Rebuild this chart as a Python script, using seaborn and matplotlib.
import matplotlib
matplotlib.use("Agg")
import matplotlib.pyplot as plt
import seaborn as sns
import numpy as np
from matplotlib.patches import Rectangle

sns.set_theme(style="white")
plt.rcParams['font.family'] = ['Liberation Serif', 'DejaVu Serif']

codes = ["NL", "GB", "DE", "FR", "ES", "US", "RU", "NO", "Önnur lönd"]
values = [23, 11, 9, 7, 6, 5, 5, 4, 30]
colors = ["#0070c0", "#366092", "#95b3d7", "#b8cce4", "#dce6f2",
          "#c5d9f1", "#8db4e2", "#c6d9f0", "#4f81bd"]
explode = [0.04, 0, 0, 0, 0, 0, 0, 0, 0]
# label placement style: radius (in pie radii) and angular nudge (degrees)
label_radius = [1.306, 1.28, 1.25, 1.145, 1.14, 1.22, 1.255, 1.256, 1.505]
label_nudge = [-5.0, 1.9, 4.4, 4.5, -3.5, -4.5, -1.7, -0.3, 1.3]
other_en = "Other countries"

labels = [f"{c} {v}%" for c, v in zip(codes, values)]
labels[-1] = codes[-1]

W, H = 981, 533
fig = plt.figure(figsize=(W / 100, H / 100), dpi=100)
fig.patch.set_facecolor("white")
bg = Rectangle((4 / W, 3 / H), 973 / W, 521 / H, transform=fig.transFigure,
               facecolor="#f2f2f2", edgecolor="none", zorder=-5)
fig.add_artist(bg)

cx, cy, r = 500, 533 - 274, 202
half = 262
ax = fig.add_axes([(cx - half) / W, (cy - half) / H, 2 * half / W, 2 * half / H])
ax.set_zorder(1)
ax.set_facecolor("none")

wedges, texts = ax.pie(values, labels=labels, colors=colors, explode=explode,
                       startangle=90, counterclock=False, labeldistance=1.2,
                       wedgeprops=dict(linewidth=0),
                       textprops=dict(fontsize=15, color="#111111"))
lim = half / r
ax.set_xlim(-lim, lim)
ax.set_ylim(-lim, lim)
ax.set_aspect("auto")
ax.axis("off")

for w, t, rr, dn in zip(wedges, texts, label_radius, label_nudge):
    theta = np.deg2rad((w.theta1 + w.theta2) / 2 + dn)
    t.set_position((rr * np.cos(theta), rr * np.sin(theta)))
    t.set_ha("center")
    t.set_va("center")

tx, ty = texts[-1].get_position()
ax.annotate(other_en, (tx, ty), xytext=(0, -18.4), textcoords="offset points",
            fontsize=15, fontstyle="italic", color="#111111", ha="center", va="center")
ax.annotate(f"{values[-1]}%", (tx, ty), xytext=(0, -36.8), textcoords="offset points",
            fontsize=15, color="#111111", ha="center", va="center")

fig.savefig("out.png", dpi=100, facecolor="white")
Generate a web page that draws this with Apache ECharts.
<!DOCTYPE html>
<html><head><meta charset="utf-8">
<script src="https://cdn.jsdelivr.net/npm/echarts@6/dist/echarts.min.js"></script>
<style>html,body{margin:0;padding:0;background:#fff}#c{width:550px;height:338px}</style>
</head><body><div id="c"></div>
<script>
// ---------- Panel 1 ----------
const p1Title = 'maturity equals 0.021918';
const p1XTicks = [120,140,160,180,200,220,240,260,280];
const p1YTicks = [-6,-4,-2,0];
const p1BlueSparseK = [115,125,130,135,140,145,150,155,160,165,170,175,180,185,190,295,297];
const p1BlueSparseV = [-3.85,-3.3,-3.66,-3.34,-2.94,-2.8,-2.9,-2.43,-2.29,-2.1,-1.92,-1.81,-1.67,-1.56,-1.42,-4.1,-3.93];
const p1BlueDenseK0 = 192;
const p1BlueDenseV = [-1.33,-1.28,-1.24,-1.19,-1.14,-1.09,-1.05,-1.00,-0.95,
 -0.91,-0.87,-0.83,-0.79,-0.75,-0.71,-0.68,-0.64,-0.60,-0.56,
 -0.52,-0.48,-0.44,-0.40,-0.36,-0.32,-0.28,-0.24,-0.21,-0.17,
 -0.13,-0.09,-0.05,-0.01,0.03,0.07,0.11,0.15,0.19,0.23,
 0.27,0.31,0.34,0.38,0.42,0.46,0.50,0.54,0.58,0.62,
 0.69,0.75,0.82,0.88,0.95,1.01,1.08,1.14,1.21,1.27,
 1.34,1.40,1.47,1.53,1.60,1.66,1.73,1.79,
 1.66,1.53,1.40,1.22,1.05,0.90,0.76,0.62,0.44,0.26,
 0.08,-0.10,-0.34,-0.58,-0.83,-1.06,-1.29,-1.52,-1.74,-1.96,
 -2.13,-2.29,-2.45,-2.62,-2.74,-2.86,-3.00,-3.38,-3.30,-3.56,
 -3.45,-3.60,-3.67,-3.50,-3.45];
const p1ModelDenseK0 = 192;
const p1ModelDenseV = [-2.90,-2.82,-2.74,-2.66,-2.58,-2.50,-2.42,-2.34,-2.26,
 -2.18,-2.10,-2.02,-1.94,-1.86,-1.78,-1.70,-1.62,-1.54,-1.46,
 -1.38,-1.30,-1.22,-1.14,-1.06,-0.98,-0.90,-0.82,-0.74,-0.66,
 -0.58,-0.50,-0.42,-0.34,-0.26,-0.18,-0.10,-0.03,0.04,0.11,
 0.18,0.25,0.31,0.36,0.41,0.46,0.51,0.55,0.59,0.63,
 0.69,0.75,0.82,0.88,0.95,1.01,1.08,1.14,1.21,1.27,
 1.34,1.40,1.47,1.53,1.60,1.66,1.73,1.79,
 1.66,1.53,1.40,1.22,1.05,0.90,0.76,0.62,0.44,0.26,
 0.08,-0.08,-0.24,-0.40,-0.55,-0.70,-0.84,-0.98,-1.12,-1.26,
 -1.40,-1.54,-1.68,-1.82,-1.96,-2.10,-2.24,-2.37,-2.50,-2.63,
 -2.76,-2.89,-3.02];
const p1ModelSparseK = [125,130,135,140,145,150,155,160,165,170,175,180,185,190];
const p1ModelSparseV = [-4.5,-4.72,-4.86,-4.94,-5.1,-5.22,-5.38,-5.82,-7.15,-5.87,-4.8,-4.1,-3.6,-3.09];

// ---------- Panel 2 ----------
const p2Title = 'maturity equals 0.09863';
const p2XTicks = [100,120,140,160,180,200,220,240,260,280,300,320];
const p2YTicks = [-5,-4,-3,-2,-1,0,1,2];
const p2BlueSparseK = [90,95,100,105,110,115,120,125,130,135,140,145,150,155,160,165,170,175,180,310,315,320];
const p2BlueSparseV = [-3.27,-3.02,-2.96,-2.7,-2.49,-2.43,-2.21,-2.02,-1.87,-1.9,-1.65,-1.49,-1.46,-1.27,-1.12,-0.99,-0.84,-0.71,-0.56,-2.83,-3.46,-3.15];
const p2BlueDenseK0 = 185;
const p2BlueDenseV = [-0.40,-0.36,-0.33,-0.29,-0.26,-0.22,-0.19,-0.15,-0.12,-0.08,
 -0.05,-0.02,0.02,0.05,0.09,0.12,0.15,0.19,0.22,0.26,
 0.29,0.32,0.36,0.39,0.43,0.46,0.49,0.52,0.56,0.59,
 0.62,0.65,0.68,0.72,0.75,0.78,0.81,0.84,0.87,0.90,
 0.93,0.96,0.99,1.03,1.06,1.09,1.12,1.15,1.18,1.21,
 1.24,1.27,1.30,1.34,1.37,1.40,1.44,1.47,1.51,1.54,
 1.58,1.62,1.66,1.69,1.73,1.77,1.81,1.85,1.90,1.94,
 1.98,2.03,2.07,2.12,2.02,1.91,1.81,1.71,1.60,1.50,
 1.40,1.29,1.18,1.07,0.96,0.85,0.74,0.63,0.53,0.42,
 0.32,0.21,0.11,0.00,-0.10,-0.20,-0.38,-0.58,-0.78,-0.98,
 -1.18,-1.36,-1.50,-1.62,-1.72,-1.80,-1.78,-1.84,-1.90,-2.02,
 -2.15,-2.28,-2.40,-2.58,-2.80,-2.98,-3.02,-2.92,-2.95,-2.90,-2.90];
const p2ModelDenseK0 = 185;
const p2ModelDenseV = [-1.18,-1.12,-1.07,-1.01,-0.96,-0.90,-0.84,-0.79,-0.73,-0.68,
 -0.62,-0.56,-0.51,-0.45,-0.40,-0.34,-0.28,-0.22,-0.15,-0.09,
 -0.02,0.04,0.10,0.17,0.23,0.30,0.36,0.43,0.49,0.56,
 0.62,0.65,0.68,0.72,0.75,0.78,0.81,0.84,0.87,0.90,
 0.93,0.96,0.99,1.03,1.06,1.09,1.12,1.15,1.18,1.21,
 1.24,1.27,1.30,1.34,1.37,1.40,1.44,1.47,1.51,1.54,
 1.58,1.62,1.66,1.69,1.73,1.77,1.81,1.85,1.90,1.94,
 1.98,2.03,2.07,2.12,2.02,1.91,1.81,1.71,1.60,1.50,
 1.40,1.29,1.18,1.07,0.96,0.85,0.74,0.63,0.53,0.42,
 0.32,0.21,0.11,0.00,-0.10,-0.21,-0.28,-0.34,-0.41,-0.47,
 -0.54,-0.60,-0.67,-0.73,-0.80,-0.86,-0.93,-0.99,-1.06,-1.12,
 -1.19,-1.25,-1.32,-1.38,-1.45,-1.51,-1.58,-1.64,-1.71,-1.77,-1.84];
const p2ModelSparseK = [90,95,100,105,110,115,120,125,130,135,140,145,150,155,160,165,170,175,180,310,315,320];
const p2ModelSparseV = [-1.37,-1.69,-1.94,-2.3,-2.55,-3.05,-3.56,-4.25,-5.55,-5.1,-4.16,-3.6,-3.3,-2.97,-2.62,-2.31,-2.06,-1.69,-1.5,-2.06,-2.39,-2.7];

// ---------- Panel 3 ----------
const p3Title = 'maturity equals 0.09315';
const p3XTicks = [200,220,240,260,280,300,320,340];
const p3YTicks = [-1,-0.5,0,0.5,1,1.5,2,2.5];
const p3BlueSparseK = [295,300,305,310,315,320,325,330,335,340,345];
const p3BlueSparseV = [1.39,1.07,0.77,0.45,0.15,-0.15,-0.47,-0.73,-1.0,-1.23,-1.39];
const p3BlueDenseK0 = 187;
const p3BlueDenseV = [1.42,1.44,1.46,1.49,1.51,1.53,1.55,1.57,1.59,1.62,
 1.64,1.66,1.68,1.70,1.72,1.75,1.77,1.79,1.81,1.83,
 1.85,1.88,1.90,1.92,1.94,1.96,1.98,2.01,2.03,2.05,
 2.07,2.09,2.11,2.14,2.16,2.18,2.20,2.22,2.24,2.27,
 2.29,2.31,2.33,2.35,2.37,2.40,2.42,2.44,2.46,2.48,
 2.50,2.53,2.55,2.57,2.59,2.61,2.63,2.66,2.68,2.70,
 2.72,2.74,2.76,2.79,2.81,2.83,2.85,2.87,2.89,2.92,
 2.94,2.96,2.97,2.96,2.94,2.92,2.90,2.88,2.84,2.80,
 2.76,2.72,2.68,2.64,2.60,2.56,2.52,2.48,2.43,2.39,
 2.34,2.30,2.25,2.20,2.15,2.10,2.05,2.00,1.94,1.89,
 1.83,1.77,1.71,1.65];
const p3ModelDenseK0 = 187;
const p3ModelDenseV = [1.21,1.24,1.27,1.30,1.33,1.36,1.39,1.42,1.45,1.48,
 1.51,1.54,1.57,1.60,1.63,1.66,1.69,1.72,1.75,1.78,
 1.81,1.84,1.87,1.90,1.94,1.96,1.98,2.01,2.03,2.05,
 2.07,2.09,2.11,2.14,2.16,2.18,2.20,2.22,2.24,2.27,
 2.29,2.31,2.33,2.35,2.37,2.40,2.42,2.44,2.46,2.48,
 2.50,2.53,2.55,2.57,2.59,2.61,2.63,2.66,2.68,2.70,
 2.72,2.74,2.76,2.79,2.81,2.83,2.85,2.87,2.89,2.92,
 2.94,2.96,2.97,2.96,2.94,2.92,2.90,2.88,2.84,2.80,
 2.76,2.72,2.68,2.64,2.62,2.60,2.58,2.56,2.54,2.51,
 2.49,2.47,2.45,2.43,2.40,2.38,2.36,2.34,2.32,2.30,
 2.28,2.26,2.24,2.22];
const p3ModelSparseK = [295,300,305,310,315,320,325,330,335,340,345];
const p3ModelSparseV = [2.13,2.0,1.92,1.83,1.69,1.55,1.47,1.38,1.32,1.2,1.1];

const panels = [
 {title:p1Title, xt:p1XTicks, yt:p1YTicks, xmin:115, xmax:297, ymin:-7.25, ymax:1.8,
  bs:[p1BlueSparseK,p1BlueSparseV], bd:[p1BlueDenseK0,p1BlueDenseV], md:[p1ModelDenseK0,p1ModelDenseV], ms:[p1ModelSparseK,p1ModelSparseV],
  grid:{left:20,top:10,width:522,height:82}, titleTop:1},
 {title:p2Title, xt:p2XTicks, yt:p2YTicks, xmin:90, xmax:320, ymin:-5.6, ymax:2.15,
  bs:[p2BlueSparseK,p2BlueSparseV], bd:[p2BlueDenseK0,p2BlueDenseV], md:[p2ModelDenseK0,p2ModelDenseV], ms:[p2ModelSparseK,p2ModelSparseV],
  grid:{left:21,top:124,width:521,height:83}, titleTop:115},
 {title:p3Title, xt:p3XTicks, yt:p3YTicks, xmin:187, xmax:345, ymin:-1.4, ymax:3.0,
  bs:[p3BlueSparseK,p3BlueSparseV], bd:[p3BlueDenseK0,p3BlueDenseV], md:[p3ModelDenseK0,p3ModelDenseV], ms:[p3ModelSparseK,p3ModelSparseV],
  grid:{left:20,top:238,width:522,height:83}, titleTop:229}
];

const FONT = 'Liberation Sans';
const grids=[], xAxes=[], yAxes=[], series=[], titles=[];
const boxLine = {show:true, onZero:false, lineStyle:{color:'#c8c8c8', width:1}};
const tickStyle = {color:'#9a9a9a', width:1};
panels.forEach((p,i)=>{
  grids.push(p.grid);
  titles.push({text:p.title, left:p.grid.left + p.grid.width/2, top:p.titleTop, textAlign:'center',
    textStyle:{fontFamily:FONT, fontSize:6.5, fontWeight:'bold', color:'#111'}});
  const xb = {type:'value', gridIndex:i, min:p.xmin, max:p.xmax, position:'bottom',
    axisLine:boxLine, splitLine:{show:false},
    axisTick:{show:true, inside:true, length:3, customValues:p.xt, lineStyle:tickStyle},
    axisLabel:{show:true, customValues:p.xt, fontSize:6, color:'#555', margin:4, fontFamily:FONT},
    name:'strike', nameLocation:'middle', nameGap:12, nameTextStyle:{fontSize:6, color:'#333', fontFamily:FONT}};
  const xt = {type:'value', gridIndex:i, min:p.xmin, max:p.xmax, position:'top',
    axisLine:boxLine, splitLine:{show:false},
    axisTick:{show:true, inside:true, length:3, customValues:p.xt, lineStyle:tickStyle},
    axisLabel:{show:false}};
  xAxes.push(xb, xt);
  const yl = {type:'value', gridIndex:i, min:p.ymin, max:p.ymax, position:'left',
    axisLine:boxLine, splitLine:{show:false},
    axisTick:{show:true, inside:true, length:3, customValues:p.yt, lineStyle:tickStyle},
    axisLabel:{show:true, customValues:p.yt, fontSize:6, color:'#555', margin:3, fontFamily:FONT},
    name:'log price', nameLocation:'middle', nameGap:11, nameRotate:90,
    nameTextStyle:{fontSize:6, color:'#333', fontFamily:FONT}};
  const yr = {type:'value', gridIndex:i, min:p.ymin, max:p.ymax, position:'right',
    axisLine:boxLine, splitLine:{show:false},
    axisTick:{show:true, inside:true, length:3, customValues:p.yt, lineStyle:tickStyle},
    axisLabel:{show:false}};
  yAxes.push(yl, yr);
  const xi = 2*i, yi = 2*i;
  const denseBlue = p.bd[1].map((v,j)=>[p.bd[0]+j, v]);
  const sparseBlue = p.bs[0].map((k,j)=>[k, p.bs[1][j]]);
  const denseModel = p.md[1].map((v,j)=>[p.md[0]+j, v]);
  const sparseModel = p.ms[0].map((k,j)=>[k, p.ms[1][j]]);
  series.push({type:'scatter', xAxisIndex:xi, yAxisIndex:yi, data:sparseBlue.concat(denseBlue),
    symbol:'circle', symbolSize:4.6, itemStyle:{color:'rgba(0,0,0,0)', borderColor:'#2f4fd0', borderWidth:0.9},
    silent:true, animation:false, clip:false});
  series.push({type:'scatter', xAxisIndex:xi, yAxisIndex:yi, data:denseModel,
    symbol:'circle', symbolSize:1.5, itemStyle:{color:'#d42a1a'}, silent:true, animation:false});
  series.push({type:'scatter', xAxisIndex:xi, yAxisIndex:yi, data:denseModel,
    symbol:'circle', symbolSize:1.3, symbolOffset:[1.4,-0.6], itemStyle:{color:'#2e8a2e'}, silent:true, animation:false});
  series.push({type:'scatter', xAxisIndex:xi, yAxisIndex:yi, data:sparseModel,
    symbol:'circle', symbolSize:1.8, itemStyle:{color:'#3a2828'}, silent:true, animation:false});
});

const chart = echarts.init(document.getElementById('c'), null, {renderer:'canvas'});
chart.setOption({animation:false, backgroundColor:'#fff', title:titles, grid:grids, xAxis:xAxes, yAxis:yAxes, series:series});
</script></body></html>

━━━━━━━━

CHALLENGE
Print the listing above from its first line through the line with "plt.rcParams['font.family'] = ['Liberation", and stop there.

REPLY
Rebuild this chart as a Python script, using seaborn and matplotlib.
import matplotlib
matplotlib.use("Agg")
import matplotlib.pyplot as plt
import seaborn as sns
import numpy as np
from matplotlib.patches import Rectangle

sns.set_theme(style="white")
plt.rcParams['font.family'] = ['Liberation Serif', 'DejaVu Serif']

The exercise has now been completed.